Practice Problems (Week 7)

A very common pattern in functional programming is tail recursion. In a tail-recursive function, an extra argument (called the accumulator) is added to the function, where the result is accumulated. These two implementations of list reverse illustrate the point:

-- Not tail recursive
myReverse :: [a] -> [a]
myReverse [] = []
myReverse (x:xs) = xs ++ [x]

-- Tail recursive
myReverse' :: [a] -> [a]
myReverse' xs = myReverseAux xs [] where
  myReverseAux [] ys = ys
  myReverseAux (x:xs) ys = myReverseAux xs (x:ys)

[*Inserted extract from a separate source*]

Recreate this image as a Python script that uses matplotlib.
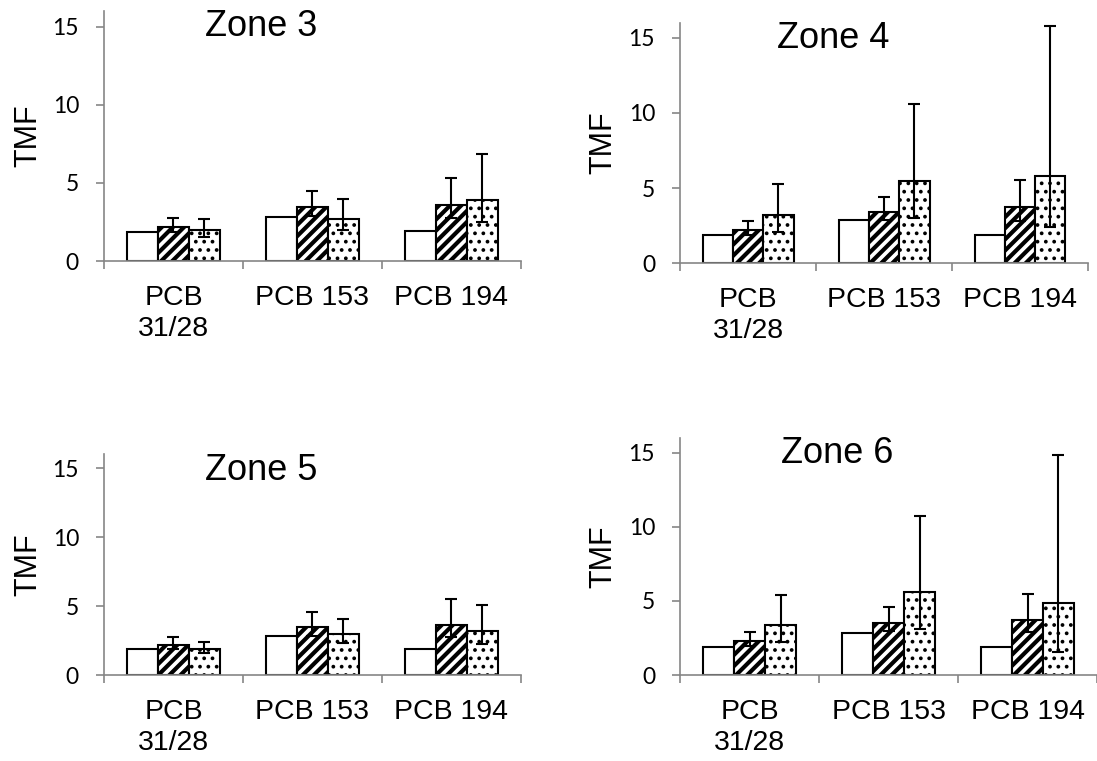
import numpy as np
import matplotlib.pyplot as plt
from matplotlib.ticker import FixedLocator

categories = ["PCB\n31/28", "PCB 153", "PCB 194"]
zones = ["Zone 3", "Zone 4", "Zone 5", "Zone 6"]

# white bars (no error bars)
white = {
    "Zone 3": [1.88, 2.84, 1.90],
    "Zone 4": [1.90, 2.85, 1.90],
    "Zone 5": [1.90, 2.86, 1.90],
    "Zone 6": [1.89, 2.85, 1.89],
}

# hatched bars, with lower / upper ends of the error bars
striped = {
    "Zone 3": [2.18, 3.48, 3.59],
    "Zone 4": [2.23, 3.40, 3.72],
    "Zone 5": [2.19, 3.49, 3.61],
    "Zone 6": [2.29, 3.52, 3.70],
}
striped_lo = {
    "Zone 3": [1.85, 2.88, 2.74],
    "Zone 4": [1.90, 2.85, 2.83],
    "Zone 5": [1.90, 2.86, 2.79],
    "Zone 6": [1.95, 2.95, 2.90],
}
striped_hi = {
    "Zone 3": [2.74, 4.50, 5.32],
    "Zone 4": [2.79, 4.40, 5.55],
    "Zone 5": [2.74, 4.55, 5.49],
    "Zone 6": [2.90, 4.56, 5.45],
}

# dotted bars
dotted = {
    "Zone 3": [2.00, 2.71, 3.93],
    "Zone 4": [3.20, 5.50, 5.80],
    "Zone 5": [1.88, 2.98, 3.20],
    "Zone 6": [3.35, 5.59, 4.87],
}
dotted_lo = {
    "Zone 3": [1.56, 2.00, 2.52],
    "Zone 4": [2.10, 2.98, 2.41],
    "Zone 5": [1.59, 2.33, 2.26],
    "Zone 6": [2.24, 3.10, 1.53],
}
dotted_hi = {
    "Zone 3": [2.67, 3.99, 6.88],
    "Zone 4": [5.28, 10.57, 15.80],
    "Zone 5": [2.40, 4.05, 5.10],
    "Zone 6": [5.43, 10.71, 14.88],
}

yticks = [0, 5, 10, 15]

# axes boxes in figure fractions (left, bottom, width, height)
boxes = {
    "Zone 3": [0.0948, 0.657, 0.3801, 0.3285],
    "Zone 4": [0.6199, 0.654, 0.3719, 0.3162],
    "Zone 5": [0.0948, 0.1126, 0.3801, 0.2904],
    "Zone 6": [0.6199, 0.113, 0.3801, 0.3114],
}
title_pos = {
    "Zone 3": (0.376, 0.900),
    "Zone 4": (0.375, 0.894),
    "Zone 5": (0.376, 0.884),
    "Zone 6": (0.378, 0.893),
}
label_x = {"Zone 3": -0.146, "Zone 4": -0.150, "Zone 5": -0.146, "Zone 6": -0.147}

axis_color = "#868686"
w = 0.223
x = np.arange(len(categories))

fig = plt.figure(figsize=(10.97, 7.61), dpi=100)

for z in zones:
    ax = fig.add_axes(boxes[z])

    b1 = ax.bar(x - w, white[z], w, color="white", edgecolor="black", linewidth=1.5, zorder=2)
    b2 = ax.bar(x, striped[z], w, color="white", edgecolor="black", linewidth=1.5,
                hatch="///", zorder=2)
    b3 = ax.bar(x + w, dotted[z], w, color="white", edgecolor="black", linewidth=1.5,
                hatch="..", zorder=2)
    for p in b2:
        if hasattr(p, "set_hatch_linewidth"):
            p.set_hatch_linewidth(3.0)
    for p in b3:
        if hasattr(p, "set_hatch_linewidth"):
            p.set_hatch_linewidth(1.5)

    s = np.array(striped[z])
    d = np.array(dotted[z])
    s_err = [s - np.array(striped_lo[z]), np.array(striped_hi[z]) - s]
    d_err = [d - np.array(dotted_lo[z]), np.array(dotted_hi[z]) - d]
    ax.errorbar(x, s, yerr=s_err, fmt="none", ecolor="black", elinewidth=1.5,
                capsize=4, capthick=1.5, zorder=3)
    ax.errorbar(x + w, d, yerr=d_err, fmt="none", ecolor="black", elinewidth=1.5,
                capsize=4, capthick=1.5, zorder=3)

    ax.set_xlim(-0.5, 2.5)
    ax.set_ylim(0, 16)

    for side in ["top", "right"]:
        ax.spines[side].set_visible(False)
    for side in ["left", "bottom"]:
        ax.spines[side].set_color(axis_color)
        ax.spines[side].set_linewidth(1.2)

    ax.set_yticks(yticks)
    ax.set_yticklabels([str(t) for t in yticks], fontfamily="Lato", fontsize=16.5)
    ax.tick_params(axis="y", direction="out", length=6, width=1.2, color=axis_color, pad=12)

    ax.set_xticks(x)
    ax.set_xticklabels(categories, fontfamily="Liberation Sans", fontsize=20.5, linespacing=1.25)
    ax.xaxis.set_minor_locator(FixedLocator([-0.5, 0.5, 1.5, 2.5]))
    ax.tick_params(axis="x", which="major", length=0, pad=17)
    ax.tick_params(axis="x", which="minor", direction="out", length=6, width=1.2, color=axis_color)

    ax.set_ylabel("TMF", fontfamily="Liberation Sans", fontsize=22)
    ax.yaxis.set_label_coords(label_x[z], 0.5)

    tx, ty = title_pos[z]
    ax.text(tx, ty, z, transform=ax.transAxes, ha="center", va="baseline",
            fontfamily="Liberation Sans", fontsize=26)

plt.savefig("out.png", dpi=100)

The tail recursive style is more difficult to reason about. Usually, their main advantage is that they use less stack memory. In this case though, runtime improves too: myReverse xs is \(O(|\mathit{xs}|^2)\) time, myReverse' xs is \(O(|\mathit{xs}|)\) time. (Think about why that is).

Whenever we introduce auxiliary variables in this manner, we are in effect introducing background state into the computation. This means we could be using the state monad instead. Try it out by completing the following definition:

import Control.Monad.State

myReverse'' :: [a] -> [a]
myReverse'' xs = evalState (myReverseAux xs) [] where
  myReverseAux :: [a] -> State [a] [a]
  myReverseAux []     = undefined -- TODO
  myReverseAux (x:xs) =
    do
      modify undefined -- TODO
      myReverseAux xs

An alternative but equivalent presentation of monads that you sometimes encounter is this:

class AltMonad m where
  returnA :: a -> m a
  joinA   :: m (m a) -> m a
  fmapA   :: (a -> b) -> m a -> m b

That is, instead of using return and >>= as our basic operations, we choose return, join and fmap.

1. Define an AltMonad instance on Maybe

   instance AltMonad Maybe where
     -- returnA :: a -> Maybe a
     returnA = undefined --TODO
     -- joinA :: Maybe(Maybe a) -> Maybe a
     joinA   = undefined --TODO
     -- fmapA :: (a -> b) -> Maybe a -> Maybe b
     fmapA   = undefined --TODO
   

2. Define an AltMonad instance on lists.

   instance AltMonad [] where
     -- returnA :: a -> [a]
     returnA = undefined --TODO
     -- joinA :: [[a]] -> [a]
     joinA   = undefined --TODO
     -- fmapA :: (a -> b) -> [a] -> [b]
     fmapA   = undefined --TODO
   

3. Show how the standard definition of monads follows from the alternative presentation by completing the following instance declaration.

   {-# LANGUAGE FlexibleInstances, UndecidableInstances #-}
   -- put the above line at the top of your file
   instance Monad m => AltMonad m where
     returnA = return
     joinA   = undefined -- TODO
     fmapA   = undefined -- TODO
   

4. Show how the standard definition of monads can be obtained from the alternative presentation by completing the below instance declarations.

   {-# LANGUAGE FlexibleInstances, UndecidableInstances #-}
   -- put the above line at the top of your file
   instance AltMonad m => Functor m where
     fmap = fmapA
   
   instance AltMonad m => Applicative m where
     pure = returnA
     fm <*> xm = joinA $ fmapA (\x -> fmapA ($x) fm) xm
   
   instance AltMonad m ==> Monad m  where
     returnA = return
     (>>=)   = undefined -- TODO
   

5. AltMonad also comes with laws. Here they are:

   fmapA id m             == m
   fmapA (f . g) m        == fmapA f (fmapA g m)
   fmapA f (returnA x)    == returnA(f x)
   fmapA f (joinA mm)     == joinA (fmapA (fmapA f) m)
   joinA(returnA m)       == m
   joinA(fmapA returnA m) == m
   joinA(fmapA joinA mmm) == joinA(joinA mmm)
   

   (At this point, the discerning reader may be able to guess why this presentation is less popular in computer science.) Given your definitions above, can you derive one set of laws from the other, and vice versa?

You may want to comment out the monad instances above once you're done playing with them. They're likely to confuse Haskell by introducing circularities into the type class resolution.